Descarbonizar o setor produtivo é necessidade e ao mesmo tempo oportunidade de múltiplas camadas. Envolve a reação às mudanças climáticas, o cumprimento de compromissos de países e organizações, o atendimento a novas normas, gera oportunidades de inovação e é fator de competitividade. A percepção geral é de que todas as organizações falam em descarbonização, porém limitam-se a olhar para os próprios processos e atuam pouco de forma integrada com as cadeias em que estão inseridas. “Estava faltando um espaço onde o tema da descarbonização fosse o protagonista, e provocamos a FIESC nesse sentido”, conta Fábio Luiz Caramori, gerente de Inovação e Desenvolvimento de Negócios da Tupy.
O Hub de Descarbonização, criado neste ano pela FIESC, contempla justamente essa demanda ao articular setores empresariais, poder público, universidades, centros de pesquisas e outras organizações para encontrar soluções visando à aceleração da descarbonização em Santa Catarina. “Queremos liderar o processo de transição para uma economia mais sustentável”, afirma Maurício Cappra Pauletti, gerente executivo de Inovação e Tecnologia do SENAI/SC.

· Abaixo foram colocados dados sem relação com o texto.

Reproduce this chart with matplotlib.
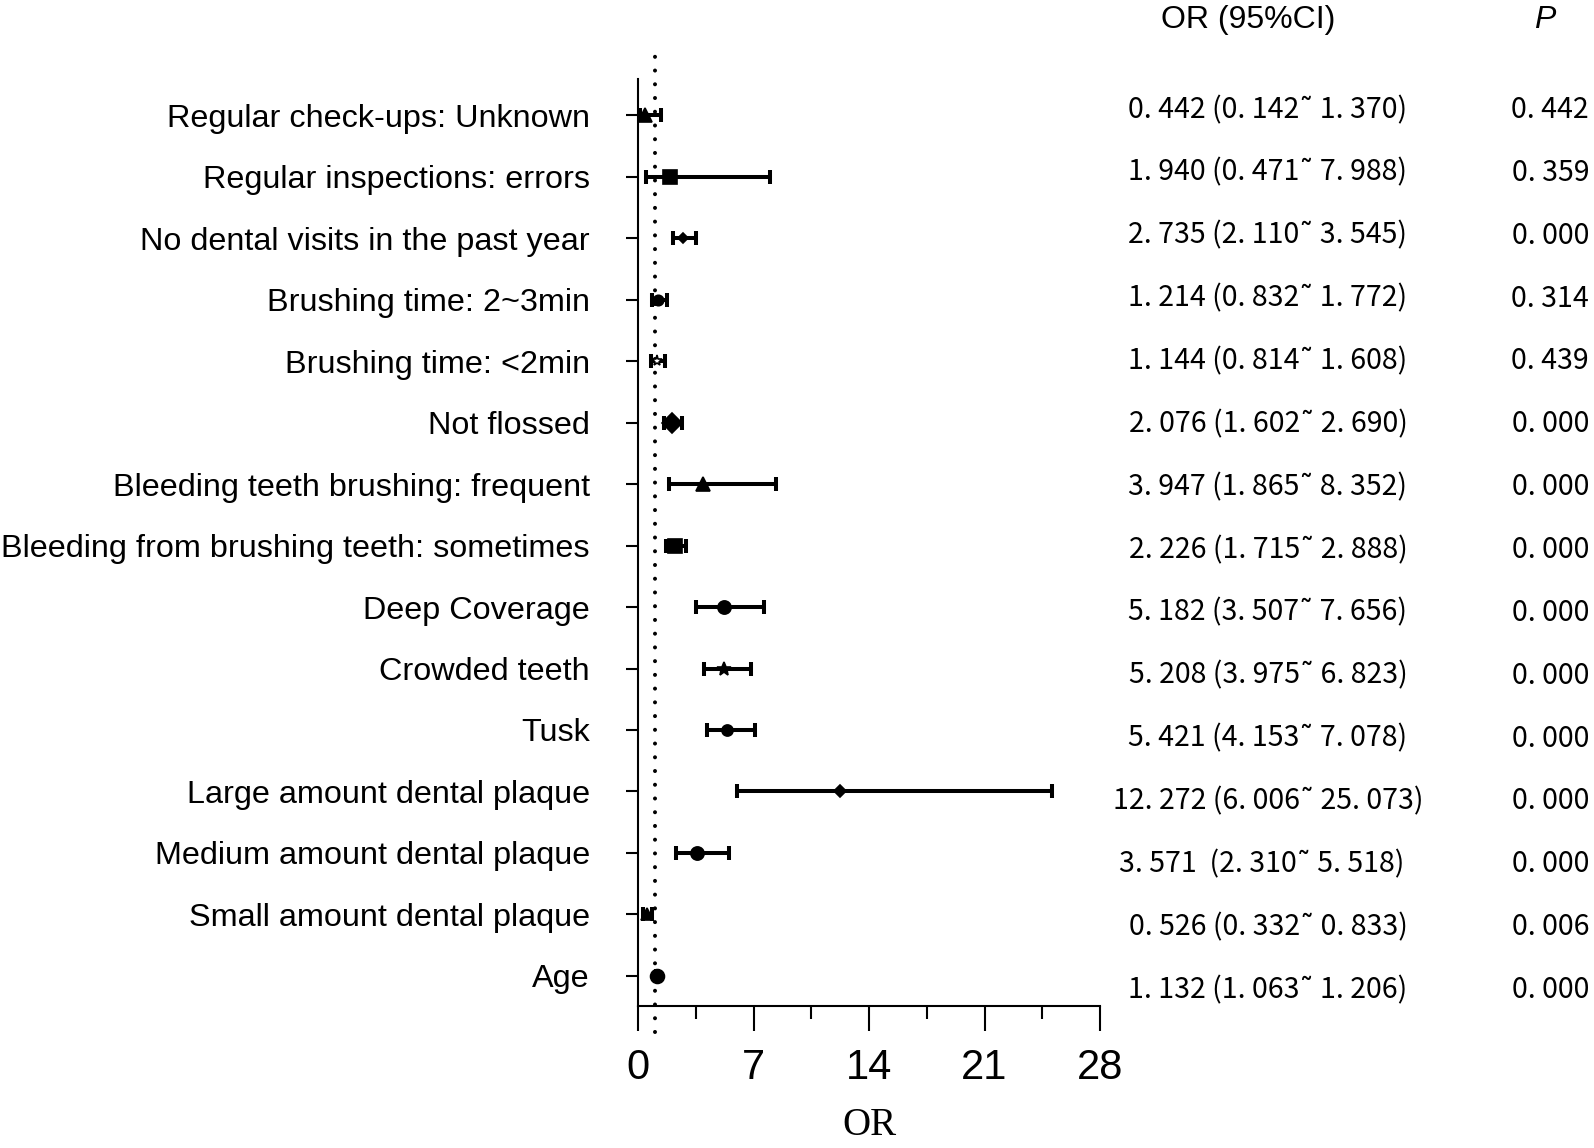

Com foco na descarbonização de arranjos produtivos, o Hub atua na formação de pessoas, em pesquisa e desenvolvimento de novas tecnologias para uso em escala e novos modelos de negócios, dentre outras frentes. Também está mapeando a emissão de gases de efeito estufa dos principais setores industriais de Santa Catarina e identificando o potencial de geração de energias renováveis para nortear investimentos, além de avaliar o potencial de geração de créditos de carbono no Estado. Vários programas estão em desenvolvimento, a exemplo do Biogás SC. “Teremos frentes de trabalho para as cadeias produtivas do carvão, cerâmica, plástico e têxtil, entre outras, permitindo que a descarbonização alcance diversos segmentos”, destaca Pauletti.